Collect all lines containing the word "this" from the data.

→ DATA PROVIDED
= = = = = = =
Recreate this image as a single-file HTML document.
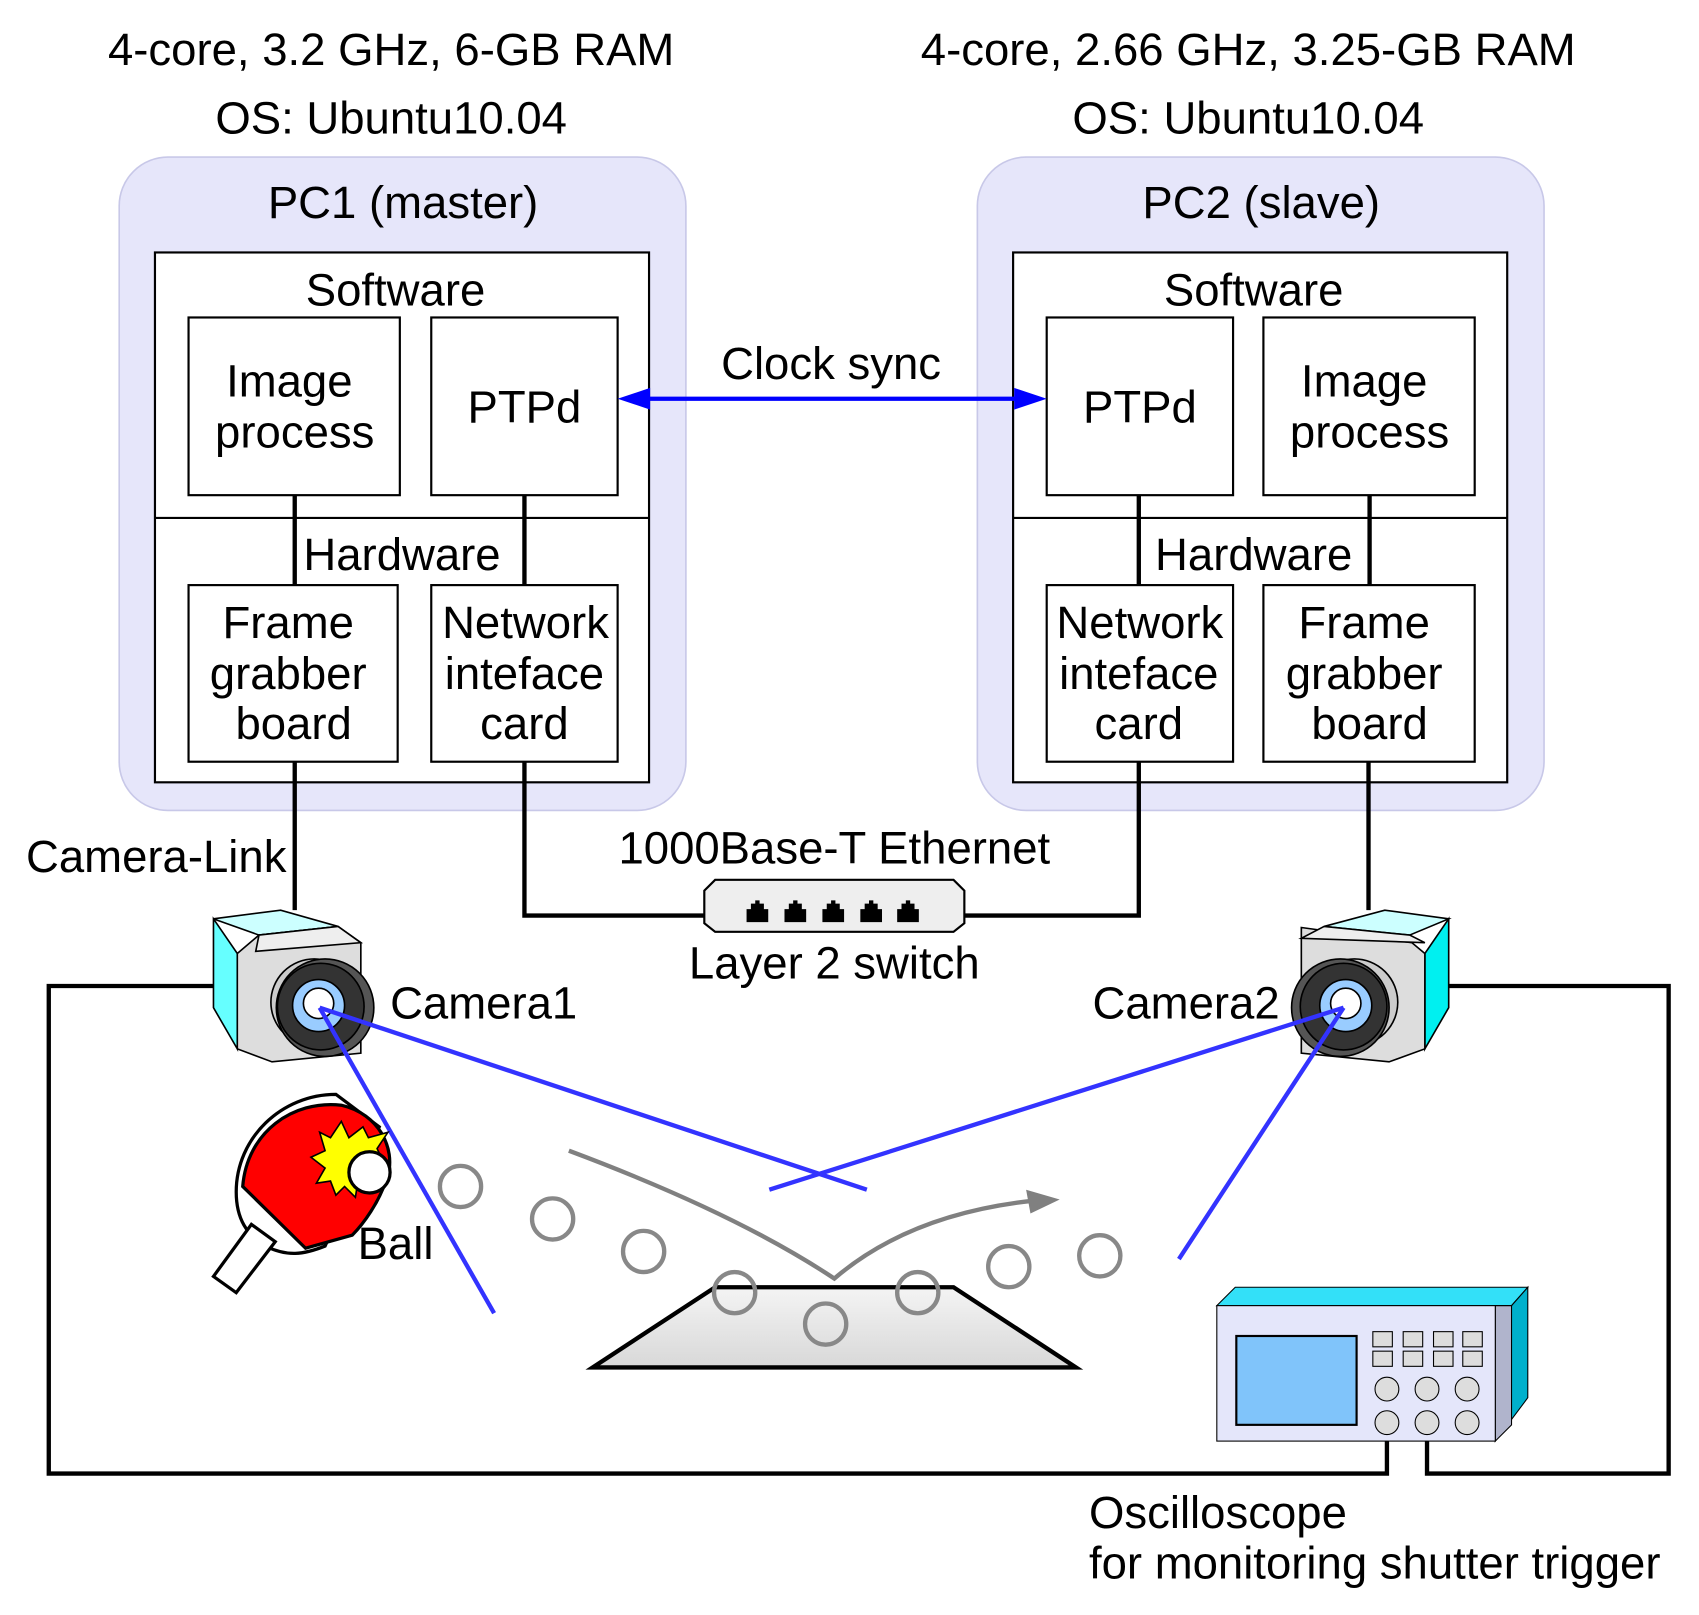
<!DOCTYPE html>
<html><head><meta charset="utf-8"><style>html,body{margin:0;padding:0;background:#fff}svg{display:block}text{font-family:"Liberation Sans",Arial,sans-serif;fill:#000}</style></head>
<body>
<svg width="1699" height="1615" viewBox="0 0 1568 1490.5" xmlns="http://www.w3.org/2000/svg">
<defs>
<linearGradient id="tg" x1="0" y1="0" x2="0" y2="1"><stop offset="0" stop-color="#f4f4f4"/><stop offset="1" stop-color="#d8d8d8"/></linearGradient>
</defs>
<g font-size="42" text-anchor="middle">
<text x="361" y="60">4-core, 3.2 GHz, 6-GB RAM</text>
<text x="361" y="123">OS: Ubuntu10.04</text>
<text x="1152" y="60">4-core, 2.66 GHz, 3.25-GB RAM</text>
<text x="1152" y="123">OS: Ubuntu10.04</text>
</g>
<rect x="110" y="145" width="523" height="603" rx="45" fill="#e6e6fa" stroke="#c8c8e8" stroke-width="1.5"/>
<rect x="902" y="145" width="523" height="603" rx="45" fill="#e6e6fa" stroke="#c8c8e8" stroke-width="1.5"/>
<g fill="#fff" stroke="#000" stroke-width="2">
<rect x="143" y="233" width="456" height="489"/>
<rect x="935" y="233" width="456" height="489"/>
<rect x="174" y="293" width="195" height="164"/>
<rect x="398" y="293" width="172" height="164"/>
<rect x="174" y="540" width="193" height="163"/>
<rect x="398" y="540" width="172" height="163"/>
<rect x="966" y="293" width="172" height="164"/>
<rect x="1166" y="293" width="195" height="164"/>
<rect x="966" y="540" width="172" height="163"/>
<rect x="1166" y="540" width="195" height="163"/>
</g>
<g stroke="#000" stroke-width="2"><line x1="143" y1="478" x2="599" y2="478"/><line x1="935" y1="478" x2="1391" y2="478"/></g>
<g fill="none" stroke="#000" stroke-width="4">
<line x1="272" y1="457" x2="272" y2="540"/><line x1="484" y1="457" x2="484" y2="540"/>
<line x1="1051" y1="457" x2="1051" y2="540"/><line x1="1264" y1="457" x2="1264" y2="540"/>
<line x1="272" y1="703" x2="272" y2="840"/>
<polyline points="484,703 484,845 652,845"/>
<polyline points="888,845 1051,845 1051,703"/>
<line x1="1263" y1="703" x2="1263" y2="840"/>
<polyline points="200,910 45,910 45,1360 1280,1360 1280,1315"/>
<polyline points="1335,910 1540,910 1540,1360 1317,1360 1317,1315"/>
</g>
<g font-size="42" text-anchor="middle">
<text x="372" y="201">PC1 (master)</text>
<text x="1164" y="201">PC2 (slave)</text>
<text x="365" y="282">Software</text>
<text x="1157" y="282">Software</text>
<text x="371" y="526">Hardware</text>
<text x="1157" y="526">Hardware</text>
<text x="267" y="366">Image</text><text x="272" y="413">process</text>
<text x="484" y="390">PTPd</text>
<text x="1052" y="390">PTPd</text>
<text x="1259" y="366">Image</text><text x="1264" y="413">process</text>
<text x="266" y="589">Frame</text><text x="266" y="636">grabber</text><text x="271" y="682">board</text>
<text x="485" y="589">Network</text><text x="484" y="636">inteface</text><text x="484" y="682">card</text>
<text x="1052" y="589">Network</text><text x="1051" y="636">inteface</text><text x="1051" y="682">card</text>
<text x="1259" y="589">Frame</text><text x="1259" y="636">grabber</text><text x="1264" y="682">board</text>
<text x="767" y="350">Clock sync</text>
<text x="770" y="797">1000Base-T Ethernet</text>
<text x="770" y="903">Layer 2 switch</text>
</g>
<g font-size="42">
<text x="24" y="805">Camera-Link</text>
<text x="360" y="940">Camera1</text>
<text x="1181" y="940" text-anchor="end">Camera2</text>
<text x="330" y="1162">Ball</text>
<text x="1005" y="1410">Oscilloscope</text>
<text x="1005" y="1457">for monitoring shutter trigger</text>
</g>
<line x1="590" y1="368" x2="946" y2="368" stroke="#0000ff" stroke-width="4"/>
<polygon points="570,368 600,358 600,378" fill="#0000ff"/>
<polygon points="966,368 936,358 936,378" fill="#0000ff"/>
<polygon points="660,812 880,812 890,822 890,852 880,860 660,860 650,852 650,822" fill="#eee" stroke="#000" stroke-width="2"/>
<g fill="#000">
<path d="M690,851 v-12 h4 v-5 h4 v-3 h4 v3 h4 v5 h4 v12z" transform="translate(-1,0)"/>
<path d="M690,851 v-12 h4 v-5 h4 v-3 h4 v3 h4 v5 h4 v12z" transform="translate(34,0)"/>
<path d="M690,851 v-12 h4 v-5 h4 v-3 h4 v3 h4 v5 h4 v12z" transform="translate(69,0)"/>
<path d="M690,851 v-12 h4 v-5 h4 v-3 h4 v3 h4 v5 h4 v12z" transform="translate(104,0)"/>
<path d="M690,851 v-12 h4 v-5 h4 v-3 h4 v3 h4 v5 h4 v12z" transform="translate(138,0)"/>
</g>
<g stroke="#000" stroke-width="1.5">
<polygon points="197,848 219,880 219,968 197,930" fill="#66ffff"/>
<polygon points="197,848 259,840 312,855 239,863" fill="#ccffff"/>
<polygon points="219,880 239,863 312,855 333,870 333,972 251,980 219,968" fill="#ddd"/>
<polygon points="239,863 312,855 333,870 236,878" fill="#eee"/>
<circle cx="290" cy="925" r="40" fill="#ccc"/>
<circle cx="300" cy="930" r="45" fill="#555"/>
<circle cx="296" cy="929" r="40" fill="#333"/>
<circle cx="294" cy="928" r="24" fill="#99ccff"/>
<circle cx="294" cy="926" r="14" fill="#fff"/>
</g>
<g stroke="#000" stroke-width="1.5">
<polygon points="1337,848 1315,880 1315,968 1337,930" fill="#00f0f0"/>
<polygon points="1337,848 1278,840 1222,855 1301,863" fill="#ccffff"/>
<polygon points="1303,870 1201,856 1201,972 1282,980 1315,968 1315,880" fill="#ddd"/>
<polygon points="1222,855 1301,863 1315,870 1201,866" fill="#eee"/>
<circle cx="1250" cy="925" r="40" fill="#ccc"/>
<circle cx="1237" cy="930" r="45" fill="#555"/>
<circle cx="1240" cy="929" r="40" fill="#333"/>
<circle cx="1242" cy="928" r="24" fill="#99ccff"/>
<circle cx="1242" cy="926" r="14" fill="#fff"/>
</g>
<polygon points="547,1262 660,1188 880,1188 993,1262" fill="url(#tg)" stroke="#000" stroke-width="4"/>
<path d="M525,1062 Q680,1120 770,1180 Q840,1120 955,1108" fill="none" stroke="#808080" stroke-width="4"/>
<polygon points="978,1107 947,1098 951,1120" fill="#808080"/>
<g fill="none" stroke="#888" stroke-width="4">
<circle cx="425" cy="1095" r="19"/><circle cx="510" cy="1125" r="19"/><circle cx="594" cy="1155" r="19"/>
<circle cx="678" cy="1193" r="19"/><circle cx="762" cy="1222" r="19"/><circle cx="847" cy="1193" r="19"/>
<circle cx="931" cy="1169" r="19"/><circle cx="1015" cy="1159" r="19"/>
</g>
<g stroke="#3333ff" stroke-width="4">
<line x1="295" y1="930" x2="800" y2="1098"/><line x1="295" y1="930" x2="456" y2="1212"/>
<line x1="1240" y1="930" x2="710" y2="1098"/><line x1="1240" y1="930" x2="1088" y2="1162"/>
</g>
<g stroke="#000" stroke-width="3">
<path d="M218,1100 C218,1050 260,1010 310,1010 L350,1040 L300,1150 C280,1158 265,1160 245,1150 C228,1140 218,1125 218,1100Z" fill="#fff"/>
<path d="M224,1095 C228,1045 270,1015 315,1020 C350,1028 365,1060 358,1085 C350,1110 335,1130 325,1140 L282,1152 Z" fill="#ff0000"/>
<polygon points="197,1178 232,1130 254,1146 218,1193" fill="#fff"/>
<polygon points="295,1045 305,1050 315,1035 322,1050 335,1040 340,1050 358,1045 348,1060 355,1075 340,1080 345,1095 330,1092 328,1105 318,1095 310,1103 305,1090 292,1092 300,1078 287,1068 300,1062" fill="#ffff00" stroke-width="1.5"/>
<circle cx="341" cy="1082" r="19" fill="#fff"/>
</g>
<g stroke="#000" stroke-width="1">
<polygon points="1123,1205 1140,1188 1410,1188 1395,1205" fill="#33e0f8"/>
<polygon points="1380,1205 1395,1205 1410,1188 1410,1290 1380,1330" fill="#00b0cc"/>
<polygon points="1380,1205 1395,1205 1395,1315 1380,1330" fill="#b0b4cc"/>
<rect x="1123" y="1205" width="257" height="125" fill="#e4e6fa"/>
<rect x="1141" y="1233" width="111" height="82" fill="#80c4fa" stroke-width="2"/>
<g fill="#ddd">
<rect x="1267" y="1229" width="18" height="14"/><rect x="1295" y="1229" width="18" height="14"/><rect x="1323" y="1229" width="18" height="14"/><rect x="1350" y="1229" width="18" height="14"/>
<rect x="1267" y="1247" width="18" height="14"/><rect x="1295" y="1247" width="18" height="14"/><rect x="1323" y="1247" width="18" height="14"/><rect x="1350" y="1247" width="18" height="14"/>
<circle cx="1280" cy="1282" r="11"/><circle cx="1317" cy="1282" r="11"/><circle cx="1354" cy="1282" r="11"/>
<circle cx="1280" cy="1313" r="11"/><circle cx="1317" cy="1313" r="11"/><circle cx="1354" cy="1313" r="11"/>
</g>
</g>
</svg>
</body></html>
= = = = = = =
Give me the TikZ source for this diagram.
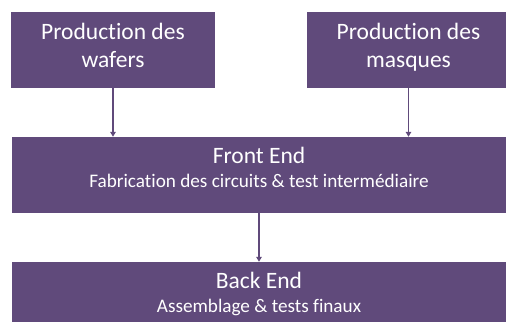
= = = = = = =
→ WRITTEN SOLUTION
Recreate this image as a single-file HTML document.
Give me the TikZ source for this diagram.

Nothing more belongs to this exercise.